Malgré l'existence de rumeurs depuis plusieurs années, la BaFin a été incapable d'empêcher le scandale. Une "honte" pour l'Allemagne, un "déshonneur pour l'élite financière", selon la Süddeutsche Zeitung (article en allemand). Dans cette affaire, "l'ensemble du système financier allemand s'est couvert de honte", juge la presse allemande, mettant en cause indistinctement les instances de contrôle, les agences de notation, les auditeurs, banques et sociétés d'investissement, qui ont brûlé des milliards de fonds confiés par des épargnants privés. "L'Allemagne est le dernier endroit où nous aurions pu imaginer pareille situation", s'est encore agacé le ministre de l'Economie, Peter Altmaier, tout en appelant à "prendre des mesures énergiques" à la suite de ce scandale. Le gouvernement allemand a notamment annoncé un durcissement des contrôles de ce secteur encore peu surveillé.

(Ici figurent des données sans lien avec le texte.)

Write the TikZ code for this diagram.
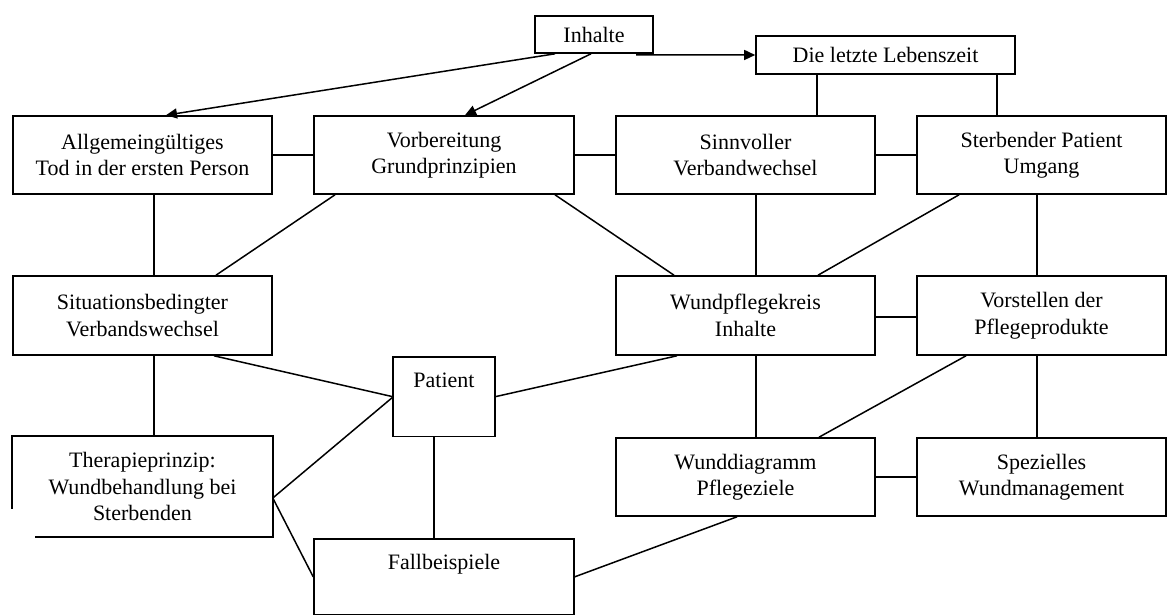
\documentclass[tikz,border=0pt]{standalone}
\usepackage{fontspec}
\setmainfont{Liberation Serif}
\usetikzlibrary{calc,arrows.meta}
\begin{document}
\begin{tikzpicture}[x=1pt,y=-1pt,
  box/.style={draw=black,line width=1.6pt,rectangle,inner sep=0pt,align=center,
    font=\fontsize{22}{26.5}\selectfont,minimum height=78pt},
  wide/.style={minimum width=259pt},
  conn/.style={line width=1.5pt,black},
  arr/.style={conn,-{Triangle[length=11pt,width=10pt]}}]
\useasboundingbox (0,0) rectangle (1168,615);
\fill[white] (0,0) rectangle (1168,615);
% nodes
\node[box,minimum width=118pt,minimum height=37pt] (inh) at (594,34.5) {Inhalte};
\node[box,minimum width=259pt,minimum height=38pt] (die) at (885.5,55) {Die letzte Lebenszeit};
\node[box,wide] (allg) at (142.5,155) {Allgemeingültiges\\Tod in der ersten Person};
\node[box,minimum width=260pt] (vorb) at (444,155) {Vorbereitung\\Grundprinzipien};
\node[box,wide] (sinn) at (745.5,155) {Sinnvoller\\Verbandwechsel};
\node[box,minimum width=249pt] (sterb) at (1041.5,155) {Sterbender Patient\\Umgang};
\node[box,wide,minimum height=79pt] (situ) at (142.5,315.5) {Situationsbedingter\\Verbandswechsel};
\node[box,wide,minimum height=79pt] (wundpf) at (745.5,315.5) {Wundpflegekreis\\Inhalte};
\node[box,minimum width=249pt,minimum height=79pt] (vorst) at (1041.5,315.5) {Vorstellen der\\Pflegeprodukte};
\node[box,draw=none,minimum width=100pt,minimum height=0pt,text height=30pt,text depth=48pt,anchor=north] (pat) at (444,357) {Patient};
\draw[line width=1.6pt] (pat.south west) rectangle (pat.north east);
\node[box,wide,draw=none,minimum height=99pt] (ther) at (142.5,486.5) {Therapieprinzip:\\Wundbehandlung bei\\Sterbenden};
\draw[line width=1.6pt] ($(ther.south west)+(0,-28)$) -- (ther.north west) -- (ther.north east) -- (ther.south east) -- ($(ther.south west)+(23,0)$);
\node[box,wide] (wdiag) at (745.5,477) {Wunddiagramm\\Pflegeziele};
\node[box,minimum width=249pt] (spez) at (1041.5,477) {Spezielles\\Wundmanagement};
\node[box,minimum width=260pt,minimum height=0pt,text height=31pt,text depth=45pt,anchor=north] (fall) at (444,538) {Fallbeispiele};
% arrows from Inhalte
\draw[arr] ([xshift=-39pt]inh.south) -- ([xshift=23.5pt]allg.north);
\draw[arr] ([xshift=-3pt]inh.south) -- ([xshift=21pt]vorb.north);
\draw[arr] ([xshift=42pt,yshift=-1pt]inh.south) -- (die.west);
% Die letzte Lebenszeit
\draw[conn] ([xshift=-68.5pt]die.south) -- ([xshift=-68.5pt]die.south |- sinn.north);
\draw[conn] ([xshift=111.5pt]die.south) -- ([xshift=111.5pt]die.south |- sterb.north);
% top row horizontals
\draw[conn] (allg.east) -- (vorb.west);
\draw[conn] (vorb.east) -- (sinn.west);
\draw[conn] (sinn.east) -- (sterb.west);
% verticals
\draw[conn] ([xshift=11.5pt]allg.south) -- ([xshift=11.5pt]situ.north);
\draw[conn] ([xshift=11.5pt]situ.south) -- ([xshift=11.5pt]ther.north);
\draw[conn] ([xshift=10.5pt]sinn.south) -- ([xshift=10.5pt]wundpf.north);
\draw[conn] ([xshift=10.5pt]wundpf.south) -- ([xshift=10.5pt]wdiag.north);
\draw[conn] ([xshift=-4.5pt]sterb.south) -- ([xshift=-4.5pt]vorst.north);
\draw[conn] ([xshift=-4.5pt]vorst.south) -- ([xshift=-4.5pt]spez.north);
\draw[conn] ([xshift=-10pt]pat.south) -- ([xshift=-10pt]fall.north);
% diagonals
\draw[conn] ([xshift=-109pt]vorb.south) -- ([xshift=73.5pt]situ.north);
\draw[conn] ([xshift=111pt]vorb.south) -- ([xshift=-71.5pt]wundpf.north);
\draw[conn] ([xshift=-82.5pt]sterb.south) -- ([xshift=72.5pt]wundpf.north);
\draw[conn] ([xshift=71.5pt]situ.south) -- (pat.west);
\draw[conn] ([yshift=-11.5pt]ther.east) -- (pat.west);
\draw[conn] ([yshift=-11.5pt]ther.east) -- (fall.west);
\draw[conn] (pat.east) -- ([xshift=-68.5pt]wundpf.south);
\draw[conn] ([xshift=-75.5pt]vorst.south) -- ([xshift=73.5pt]wdiag.north);
\draw[conn] (fall.east) -- ([xshift=-8.5pt]wdiag.south);
% other horizontals
\draw[conn] ([yshift=-1.5pt]wundpf.east) -- ([yshift=-1.5pt]vorst.west);
\draw[conn] (wdiag.east) -- (spez.west);
\end{tikzpicture}
\end{document}
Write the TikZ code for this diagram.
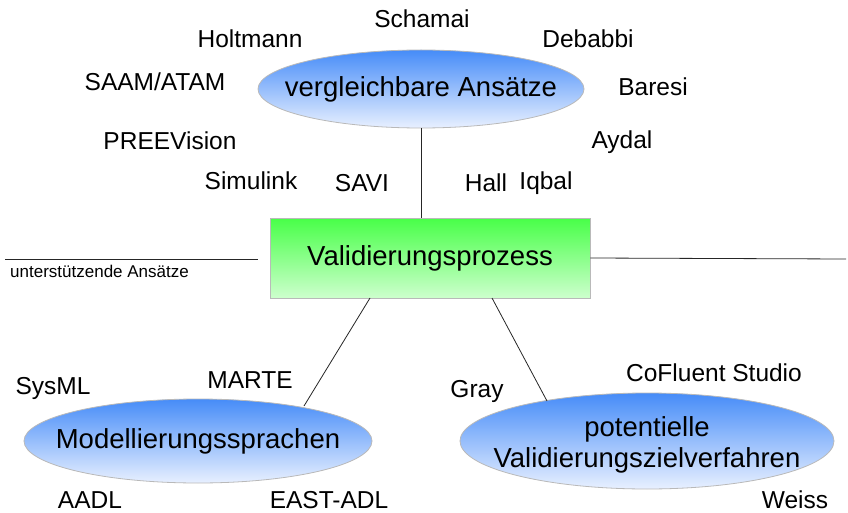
\documentclass[tikz,border=0pt]{standalone}
\usepackage{fontspec}
\setmainfont{Liberation Sans}
\usetikzlibrary{shapes.geometric}
\definecolor{blueTop}{RGB}{70,140,248}
\definecolor{blueBot}{RGB}{232,240,255}
\definecolor{greenTop}{RGB}{72,255,72}
\definecolor{greenBot}{RGB}{205,255,205}
\definecolor{rimgray}{RGB}{185,185,185}
\begin{document}
\begin{tikzpicture}[x=1pt,y=-1pt,
  topic/.style={ellipse,draw=rimgray,line width=0.8pt,top color=blueTop,bottom color=blueBot,
    inner sep=0pt},
  topictext/.style={inner sep=0pt,font=\fontsize{27.5}{31}\selectfont,align=center},
  core/.style={rectangle,draw=rimgray,line width=0.8pt,top color=greenTop,bottom color=greenBot,
    inner sep=0pt,font=\fontsize{27.5}{31}\selectfont},
  tag/.style={inner sep=0pt,font=\fontsize{24.5}{28}\selectfont},
  link/.style={draw=black!85,line width=0.8pt}]
\useasboundingbox (0,0) rectangle (848,513);

% central process box
\node[core,minimum width=320,minimum height=80] (proc) at (430,258) {Validierungsprozess};

% surrounding topics: shaded ellipses with their captions on top
\node[topic,minimum width=326,minimum height=78] (cmp) at (421,89) {};
\node[topictext] (cmpt) at (cmp.center) {vergleichbare Ansätze};
\node[topic,minimum width=348,minimum height=84] (mod) at (198,441) {};
\node[topictext] (modt) at (mod.center) {Modellierungssprachen};
\node[topic,minimum width=374,minimum height=96] (pot) at (647,441) {};
\node[topictext] (pott) at ([yshift=-4]pot.center) {potentielle\\Validierungszielverfahren};

% connectors
\draw[link] (cmp.south) -- (proc.north -| cmp.south);
\coordinate (pl) at (370,298);
\coordinate (pm) at (304,406);
\draw[link] (pl) -- (pm);
\coordinate (pr) at (492,298);
\coordinate (pp) at (547,401);
\draw[link] (pr) -- (pp);
\coordinate (ll) at (5,259);
\coordinate (lr) at (258,259);
\draw[link] (ll) -- (lr);
\coordinate (rr) at (846,259);
\draw[link] (proc.east) -- (rr);
\node[inner sep=0pt,anchor=west,font=\fontsize{17}{20}\selectfont] (sup) at (10,271) {unterstützende Ansätze};

% comparable approaches
\node[tag] (t1) at (422,19) {Schamai};
\node[tag] (t2) at (250,39) {Holtmann};
\node[tag] (t3) at (588,39) {Debabbi};
\node[tag] (t4) at (155,82) {SAAM/ATAM};
\node[tag] (t5) at (653,87) {Baresi};
\node[tag] (t6) at (170,141) {PREEVision};
\node[tag] (t7) at (622,142) {Aydal};
\node[tag] (t8) at (251,181) {Simulink};
\node[tag] (t9) at (362,183) {SAVI};
\node[tag] (t10) at (486,183) {Hall};
\node[tag] (t11) at (546,183) {Iqbal};

% modelling languages
\node[tag] (m1) at (250,380) {MARTE};
\node[tag] (m2) at (53,388) {SysML};
\node[tag] (m3) at (90,500) {AADL};
\node[tag] (m4) at (329,500) {EAST-ADL};

% target methods
\node[tag] (v1) at (477,391) {Gray};
\node[tag] (v2) at (714,373) {CoFluent Studio};
\node[tag] (v3) at (795,500) {Weiss};
\end{tikzpicture}
\end{document}
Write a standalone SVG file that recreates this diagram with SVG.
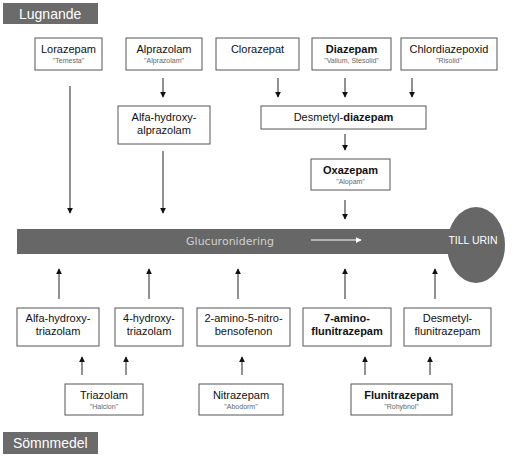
<svg xmlns="http://www.w3.org/2000/svg" width="518" height="457" viewBox="0 0 518 457">
<defs>
<style>
.box{fill:#fff;stroke:#555;stroke-width:1}
.t{font-family:"Liberation Sans",Arial,sans-serif;font-size:11px;fill:#111;text-anchor:middle}
.b{font-weight:bold}
.s{font-family:"Liberation Sans",Arial,sans-serif;font-size:7px;fill:#666;text-anchor:middle}
.lbl{fill:#6b6b6b}
.lt{font-family:"Liberation Sans",Arial,sans-serif;font-size:14px;fill:#fff}
.c{stroke:#222;stroke-width:1;fill:none;marker-end:url(#ah)}
</style>
<marker id="ah" viewBox="0 0 8 8" refX="7" refY="4" markerWidth="6" markerHeight="6" markerUnits="userSpaceOnUse" orient="auto">
<path d="M0,0 L8,4 L0,8 z" fill="#111"/>
</marker>
<marker id="wh" viewBox="0 0 8 8" refX="7" refY="4" markerWidth="6" markerHeight="6" markerUnits="userSpaceOnUse" orient="auto">
<path d="M0,0 L8,4 L0,8 z" fill="#fff"/>
</marker>
</defs>
<rect width="518" height="457" fill="#fff"/>

<g id="lugnande">
<rect class="lbl" x="3" y="3" width="95" height="21"/>
<text class="lt" x="19" y="19">Lugnande</text>
</g>
<g id="somnmedel">
<rect class="lbl" x="3" y="432" width="95" height="22"/>
<text class="lt" x="13" y="448">Sömnmedel</text>
</g>

<g id="glucuronidering">
<rect x="17" y="229" width="440" height="25" fill="#676767"/>
<ellipse cx="476" cy="245" rx="29" ry="38" fill="#676767"/>
<text x="230" y="245" font-family="'DejaVu Sans',Verdana,sans-serif" font-size="11" fill="#d0d0d0" text-anchor="middle">Glucuronidering</text>
<line x1="311" y1="240" x2="361" y2="240" stroke="#fff" stroke-width="1" marker-end="url(#wh)"/>
<text x="473" y="244" font-family="'Liberation Sans',Arial,sans-serif" font-size="10.5" fill="#fff" text-anchor="middle">TILL URIN</text>
</g>

<g id="lorazepam"><rect class="box" x="35" y="38" width="67" height="32"/><text class="t" x="68.5" y="53">Lorazepam</text><text class="s" x="68.5" y="63">"Temesta"</text></g>
<g id="alprazolam"><rect class="box" x="126" y="38" width="76" height="32"/><text class="t" x="164" y="53">Alprazolam</text><text class="s" x="164" y="63">"Alprazolam"</text></g>
<g id="clorazepat"><rect class="box" x="216" y="38" width="83" height="32"/><text class="t" x="257.5" y="53">Clorazepat</text></g>
<g id="diazepam"><rect class="box" x="312" y="38" width="79" height="32"/><text class="t b" x="351.5" y="53">Diazepam</text><text class="s" x="351.5" y="63">"Valium, Stesolid"</text></g>
<g id="chlordiazepoxid"><rect class="box" x="401" y="38" width="96" height="32"/><text class="t" x="449" y="53">Chlordiazepoxid</text><text class="s" x="449" y="63">"Risolid"</text></g>

<g id="alfa-hydroxy-alprazolam"><rect class="box" x="118" y="106" width="92" height="38"/><text class="t" x="164" y="121">Alfa-hydroxy-</text><text class="t" x="164" y="134">alprazolam</text></g>
<g id="desmetyl-diazepam"><rect class="box" x="261" y="106" width="165" height="23"/><text class="t" x="343.5" y="121">Desmetyl-<tspan class="b">diazepam</tspan></text></g>
<g id="oxazepam"><rect class="box" x="311" y="159" width="79" height="31"/><text class="t b" x="350.5" y="174">Oxazepam</text><text class="s" x="350.5" y="184">"Alopam"</text></g>

<g id="alfa-hydroxy-triazolam"><rect class="box" x="17" y="308" width="82" height="38"/><text class="t" x="58" y="322">Alfa-hydroxy-</text><text class="t" x="58" y="335">triazolam</text></g>
<g id="4-hydroxy-triazolam"><rect class="box" x="115" y="308" width="68" height="38"/><text class="t" x="149" y="322">4-hydroxy-</text><text class="t" x="149" y="335">triazolam</text></g>
<g id="2-amino-5-nitro-bensofenon"><rect class="box" x="197" y="308" width="93" height="38"/><text class="t" x="243.5" y="322">2-amino-5-nitro-</text><text class="t" x="243.5" y="335">bensofenon</text></g>
<g id="7-amino-flunitrazepam"><rect class="box" x="303" y="308" width="88" height="38"/><text class="t b" x="347" y="322">7-amino-</text><text class="t b" x="347" y="335">flunitrazepam</text></g>
<g id="desmetyl-flunitrazepam"><rect class="box" x="404" y="308" width="87" height="38"/><text class="t" x="447.5" y="322">Desmetyl-</text><text class="t" x="447.5" y="335">flunitrazepam</text></g>

<g id="triazolam"><rect class="box" x="65" y="384" width="78" height="31"/><text class="t" x="104" y="399">Triazolam</text><text class="s" x="104" y="409">"Halcion"</text></g>
<g id="nitrazepam"><rect class="box" x="199" y="384" width="84" height="31"/><text class="t" x="241" y="399">Nitrazepam</text><text class="s" x="241" y="409">"Abodorm"</text></g>
<g id="flunitrazepam"><rect class="box" x="351" y="384" width="101" height="31"/><text class="t b" x="401.5" y="399">Flunitrazepam</text><text class="s" x="401.5" y="409">"Rohybnol"</text></g>

<g id="connectors">
<line class="c" x1="163" y1="78" x2="163" y2="97"/>
<line class="c" x1="278" y1="78" x2="278" y2="97"/>
<line class="c" x1="345" y1="78" x2="345" y2="97"/>
<line class="c" x1="412" y1="78" x2="412" y2="97"/>
<line class="c" x1="345" y1="134" x2="345" y2="150"/>
<line class="c" x1="345" y1="200" x2="345" y2="219"/>
<line class="c" x1="70" y1="86" x2="70" y2="213"/>
<line class="c" x1="163" y1="151" x2="163" y2="213"/>
<line class="c" x1="59" y1="299" x2="59" y2="269"/>
<line class="c" x1="149" y1="299" x2="149" y2="269"/>
<line class="c" x1="238" y1="299" x2="238" y2="269"/>
<line class="c" x1="345" y1="299" x2="345" y2="269"/>
<line class="c" x1="435" y1="299" x2="435" y2="269"/>
<line class="c" x1="82" y1="375" x2="82" y2="357"/>
<line class="c" x1="126" y1="375" x2="126" y2="357"/>
<line class="c" x1="242" y1="375" x2="242" y2="357"/>
<line class="c" x1="365" y1="375" x2="365" y2="357"/>
<line class="c" x1="430" y1="375" x2="430" y2="357"/>
</g>
</svg>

5Pourquoi la Commission européenne suit-elle l'affaire de près ?

La Commission européenne a chargé l'Autorité européenne de supervision des marchés financiers (ESMA) de mener à bien une "analyse préliminaire" d'ici le 15 juillet. Dans un entretien au Financial Times, le vice-président de la Commission européenne Valdis Dombrovskis a déclaré que cette enquête devrait déterminer "s'il y a eu des manquements en matière de surveillance et, le cas échéant", permettre "de définir une ligne de conduite possible".

Selon les résultats de cette enquête préliminaire, il pourrait y avoir une investigation complète conduisant à la remise d'un rapport par l'ESMA, institution basée à Paris. Ce rapport énumèrerait les lacunes de la supervision et donnerait des instructions à la BaFin pour introduire des réformes dans ses méthodes de travail.

Cette affaire tombe en outre bien mal pour l'Allemagne, qui doit prendre la présidence tournante de l'UE au début du mois de juillet.